By @aryehof - 5 months
Such advice is dangerous in the assumption that there is only one type of problem in programming. One type of domain - applications related to the computer and data sciences and computing infrastructure.

While GIT might be particularly about data structures at it’s core, might I suggest you don't try to model into code your next complex payroll, insurance quotation, supply-chain or billing system as a composable set of lists, stacks, queues and trees, modified by code that grows over time to increasingly looking like a big ball of mud.

By @packetlost - 5 months
There are two types of applications: one where you know your data model from the beginning and one where you don't. Static types work exceptionally well when you're modeling something you understand pretty well; especially to the point where it is not expected to change significantly. On the other hand, a lot of programs find their data model while being made. This is fine too, what is expected from a program can change, sometimes a lot. I've built both types of applications in both types static and dynamically typed languages.

What your team knows matters more than either of these.

By @spratzt - 5 months
For those interested in escaping the Hacker Prison where ‘Weeks of coding can save hours of thinking’ I strongly recommend William Kent’s book “Data and Reality’.
By @mcny - 5 months
Speaking of data structures, I am curious what you guys think of the Entity Attribute Value model.

I worked on an e-commerce "platform" that used EAV and I always struggled to write queries to find anything I needed.

https://en.wikipedia.org/wiki/Entity%E2%80%93attribute%E2%80...

By @giovannibonetti - 5 months
That's why modern languages that encourage type-driven development like Rust and Gleam are a godsend.

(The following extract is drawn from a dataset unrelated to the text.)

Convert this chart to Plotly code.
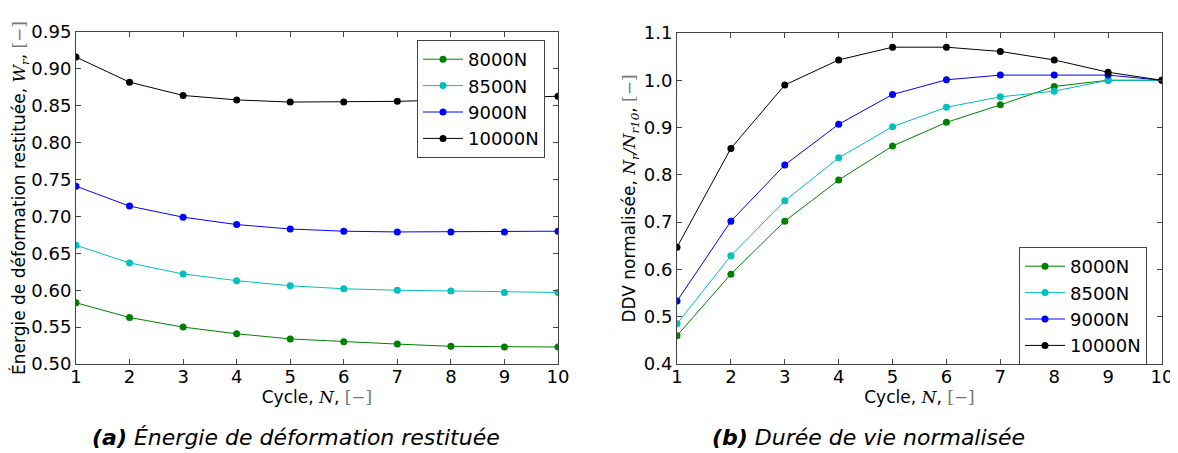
import plotly.graph_objects as go

cycles = [1, 2, 3, 4, 5, 6, 7, 8, 9, 10]
series_names = ["8000N", "8500N", "9000N", "10000N"]
series_colors = ["#008000", "#00BFBF", "#0000FF", "#000000"]

# (a) Énergie de déformation restituée
energy_8000 = [0.583, 0.563, 0.550, 0.541, 0.534, 0.530, 0.527, 0.524, 0.523, 0.523]
energy_8500 = [0.661, 0.637, 0.622, 0.613, 0.606, 0.602, 0.600, 0.599, 0.597, 0.597]
energy_9000 = [0.741, 0.714, 0.699, 0.689, 0.683, 0.680, 0.679, 0.679, 0.679, 0.680]
energy_10000 = [0.916, 0.882, 0.864, 0.858, 0.855, 0.855, 0.856, 0.858, 0.860, 0.863]

# (b) Durée de vie normalisée
life_8000 = [0.460, 0.590, 0.702, 0.789, 0.861, 0.911, 0.948, 0.987, 1.000, 1.000]
life_8500 = [0.485, 0.629, 0.745, 0.836, 0.902, 0.943, 0.965, 0.977, 1.000, 1.000]
life_9000 = [0.533, 0.702, 0.821, 0.907, 0.970, 1.001, 1.011, 1.011, 1.011, 1.000]
life_10000 = [0.647, 0.856, 0.990, 1.043, 1.070, 1.070, 1.061, 1.043, 1.017, 1.000]

x_ticks = [1, 2, 3, 4, 5, 6, 7, 8, 9, 10]
y_ticks_a = [0.50, 0.55, 0.60, 0.65, 0.70, 0.75, 0.80, 0.85, 0.90, 0.95]
y_ticks_b = [0.4, 0.5, 0.6, 0.7, 0.8, 0.9, 1.0, 1.1]

energy = [energy_8000, energy_8500, energy_9000, energy_10000]
life = [life_8000, life_8500, life_9000, life_10000]

# the page body has an 8px margin: the figure starts at (8, 8) of the window
OFF = 8
W, H = 1178 - OFF, 453 - OFF
def px(x):
    return (x - OFF) / W
def py(y):
    return 1 - (y - OFF) / H

FONT = "DejaVu Sans"
MATH = "font-family:'DejaVu Serif';font-style:italic"
GREY = "color:#777777;font-family:'DejaVu Serif'"

fig = go.Figure()
for name, col, ys in zip(series_names, series_colors, energy):
    fig.add_trace(go.Scatter(x=cycles, y=ys, name=name, mode="lines+markers",
                             line=dict(color=col, width=1),
                             marker=dict(color=col, size=7),
                             xaxis="x", yaxis="y", legend="legend"))
for name, col, ys in zip(series_names, series_colors, life):
    fig.add_trace(go.Scatter(x=cycles, y=ys, name=name, mode="lines+markers",
                             line=dict(color=col, width=1),
                             marker=dict(color=col, size=7),
                             xaxis="x2", yaxis="y2", legend="legend2"))

axis_common = dict(showline=True, linecolor="#444444", linewidth=1, mirror="ticks",
                   ticks="inside", ticklen=5, tickcolor="#444444",
                   showgrid=False, zeroline=False, automargin=False,
                   tickfont=dict(family=FONT, size=18, color="black"))

xlab = f"Cycle, <span style=\"{MATH}\">N</span>, <span style=\"{GREY}\">[−]</span>"

fig.update_layout(
    width=W, height=H,
    margin=dict(l=0, r=0, t=0, b=0, autoexpand=False),
    paper_bgcolor="white", plot_bgcolor="white",
    font=dict(family=FONT, color="black"),
    xaxis=dict(domain=[px(76), px(558)], range=[1, 10], tickvals=x_ticks,
               anchor="y", ticklabelstandoff=-4,
               title=dict(text=xlab, font=dict(size=17), standoff=0),
               **axis_common),
    yaxis=dict(domain=[py(364), py(32)], range=[0.5, 0.95], tickvals=y_ticks_a,
               tickformat=".2f", anchor="x",
               title=dict(text=f"Énergie de déformation restituée, <span style=\"{MATH}\">W<sub>r</sub></span>, <span style=\"{GREY}\">[−]</span>",
                          font=dict(size=17), standoff=0),
               **axis_common),
    xaxis2=dict(domain=[px(677), px(1162)], range=[1, 10], tickvals=x_ticks,
                anchor="y2", ticklabelstandoff=-4,
                title=dict(text=xlab, font=dict(size=17), standoff=0),
                **axis_common),
    yaxis2=dict(domain=[py(364), py(33)], range=[0.4, 1.1], tickvals=y_ticks_b,
                tickformat=".1f", anchor="x2",
                title=dict(text=f"DDV normalisée, <span style=\"{MATH}\">N<sub>r</sub>/N<sub>r10</sub></span>, <span style=\"{GREY}\">[−]</span>",
                           font=dict(size=17), standoff=3),
                **axis_common),
    legend=dict(x=px(417), y=py(40), xanchor="left", yanchor="top",
                bordercolor="#444444", borderwidth=1, bgcolor="white",
                font=dict(family=FONT, size=18), itemwidth=40,
                tracegroupgap=0),
    legend2=dict(x=px(1019), y=py(247), xanchor="left", yanchor="top",
                 bordercolor="#444444", borderwidth=1, bgcolor="white",
                 font=dict(family=FONT, size=18), itemwidth=40,
                 tracegroupgap=0),
    showlegend=True,
)

fig.add_annotation(x=px(296), y=py(437), xref="paper", yref="paper",
                   xanchor="center", yanchor="middle",
                   text="<b><i>(a)</i></b> <i>Énergie de déformation restituée</i>",
                   showarrow=False, font=dict(family=FONT, size=22, color="black"))
fig.add_annotation(x=px(868), y=py(437), xref="paper", yref="paper",
                   xanchor="center", yanchor="middle",
                   text="<b><i>(b)</i></b> <i>Durée de vie normalisée</i>",
                   showarrow=False, font=dict(family=FONT, size=22, color="black"))

fig.write_html("out.html")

Just look at the things of things you can encode in the type system. It can prevent issues like mixing up numbers in different units:

https://blog.hayleigh.dev/phantom-types-in-gleam

By @quantum_state - 5 months
Would like to be clarified to: information + relationship among it components, including how they get transformed by computation.
By @slowhadoken - 5 months
RDBMS bored me to tears when I first studied it but it’s an invaluable way to view at data and structures.
By @makeramen - 5 months
So basically [engineering] design is more important than implementation details.

I would say the "engineering" part of the design is also optional, as product design is also another lever of higher influence than code optimization.

By @OutOfHere - 5 months
I'd argue that when your entire approach is experimental, there is no need to fret over structures. If you are convinced that your approach can work, that's the time to design well.
By @antipaul - 5 months
Can a "class", eg in Python or Java, be considered an example of the "data structure" Linus and others are talking about here?

Or are they only talking about tables in databases and such?

By @Avshalom - 5 months
"you should actively seek ways to shift complexity from code to data."

but also somehow we're supposed to write everything to read write flat text...

Thanks UNIX!

By @divbzero - 5 months
Linus Torvalds’ git is the perfect case in point: wonderful data structure wrapped with adequate tooling.
By @ramesh31 - 5 months
The best code is no code. Which is why the best programming language (Lisp) expresses code as data.
By @skywhopper - 5 months
This is how I think about most of my coding, so it must be true.
By @jdeaton - 5 months
I dont understand what it means to “move complexity into data”
By @kipple - 5 months
> The actionable tip here is to start with the data. Try to reduce code complexity through stricter types on your interfaces or databases. Spend extra time thinking through the data structures ahead of time.

This is why I love TS over JS. At first it feels like more work up front, more hurdles to jump through. But over time it changed how I approached code: define the data (& their types) first, then write the logic. Type Driven Development!

Coming into TS from JS, it might feel like an unnecessary burden. But years into the codebase, it's so nice to have clear structures being passed around, instead of mystery objects mutated with random props through long processing chains.

Once the mindset changes, to seeing data definition as a new first step, the pains of getting-started friction are replaced by the joys of easy future additions and refactors.